Mechanisms of the influence of dopamine on the functioning of basal ganglia and movement choice (a comparison of models)

Abstract

Previously, we proposed a unified model of the influence of dopamine on the functioning of the topically organized closed cortico-basal ganglia-thalamo-cortical loops that are involved in movement choice and the processing of sensory information [Biosystems. 2001. 59(1): 7–14; 2007. 89(1–3): 227–235]. In this model, the activity of cortical neurons that initiate movement depends on the type of triggering of striatonigral and striatopallidal cells, which express D1 and D2 receptors, respectively, and form “direct” and “indirect” projections via the basal ganglia. The signals that pass via the “direct” and “indirect” pathways have disinhibiting and inhibiting influences on the thalamic cells that project to the cortex. According to our modulation rules, dopamine promotes long-term potentiation of the efficacy of cortical inputs, which strongly activate striatonigral and weakly activate striatopallidal neurons, and long-term depression of inputs that weakly activate striatonigral and strongly activate striatopallidal neurons. Therefore, dopamine synergistically increases disinhibition and decreases inhibition of thalamic neurons, which excite initially strongly activated cortical neurons. Simultaneously, thalamic neurons, which excite initially weakly activated cortical neurons, became less disinhibited and more inhibited. As a result of an increase in the activity of certain groups of striatonigral and striatopallidal neurons, one movement is selected and competing movements are suppressed.
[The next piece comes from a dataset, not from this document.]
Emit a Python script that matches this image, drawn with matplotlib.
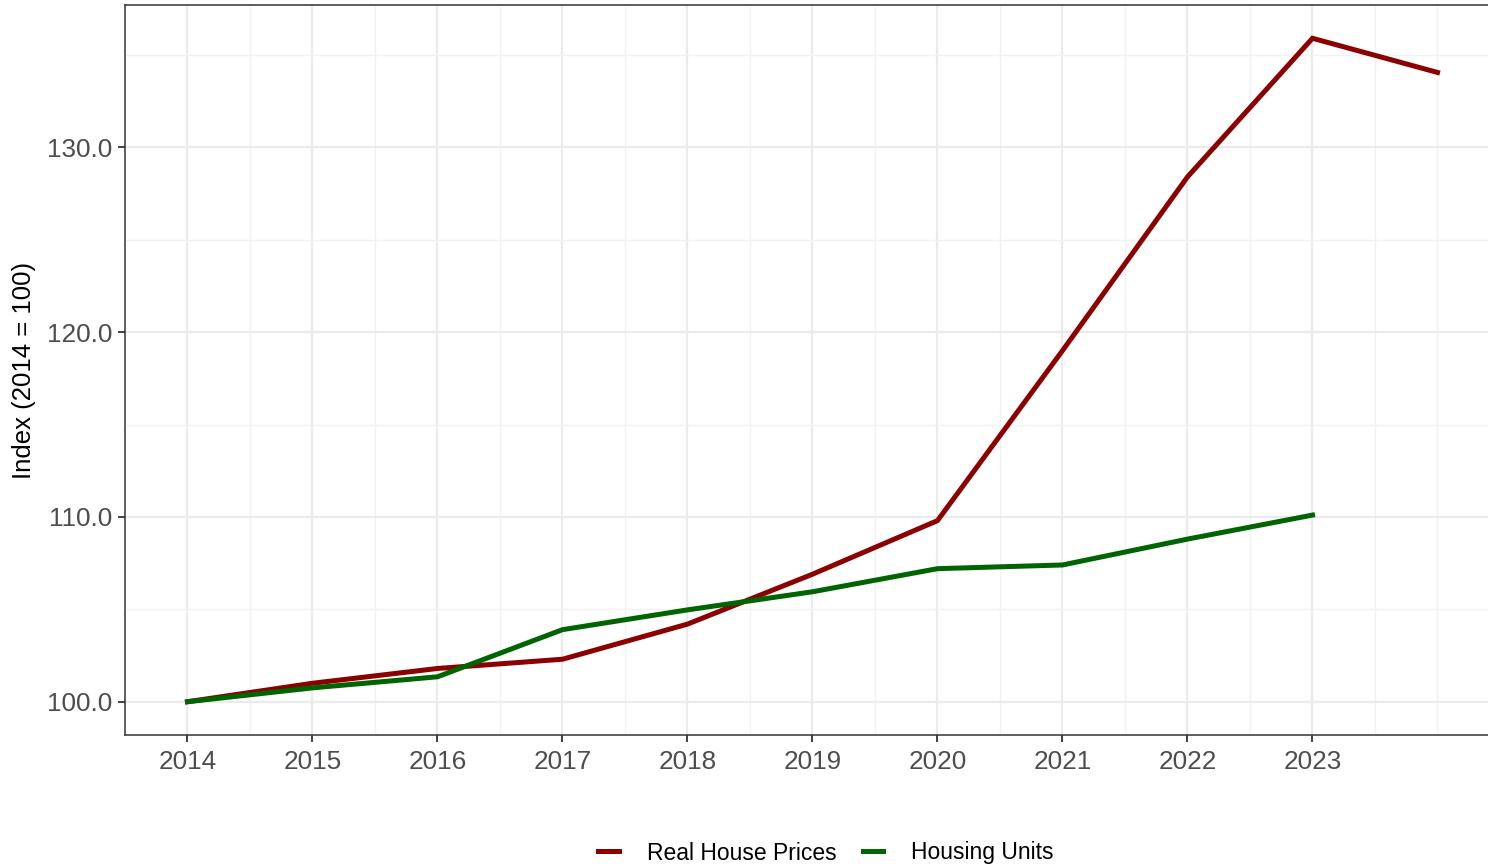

According to some models that consider modulation of only strong corticostriatal inputs, a dopamine-dependent increase in the activity of striatonigral neurons promotes the performance of a movement and weakening of the activity of striatopallidal cells prohibits a movement or suppresses competing movements. Modern experimental data support our model. The use of Cre-dependent viral expression of a genetically encoded calcium probe allowed to record the activities of identified striatal neurons with D1 and D2 receptors in mice that press a lever in response to a sensory stimulus. It was shown that this movement is preceded by a considerable increase in the activities of both striatonigral and striatopallidal cells [Nature. 2013. 494(7436): 238–242].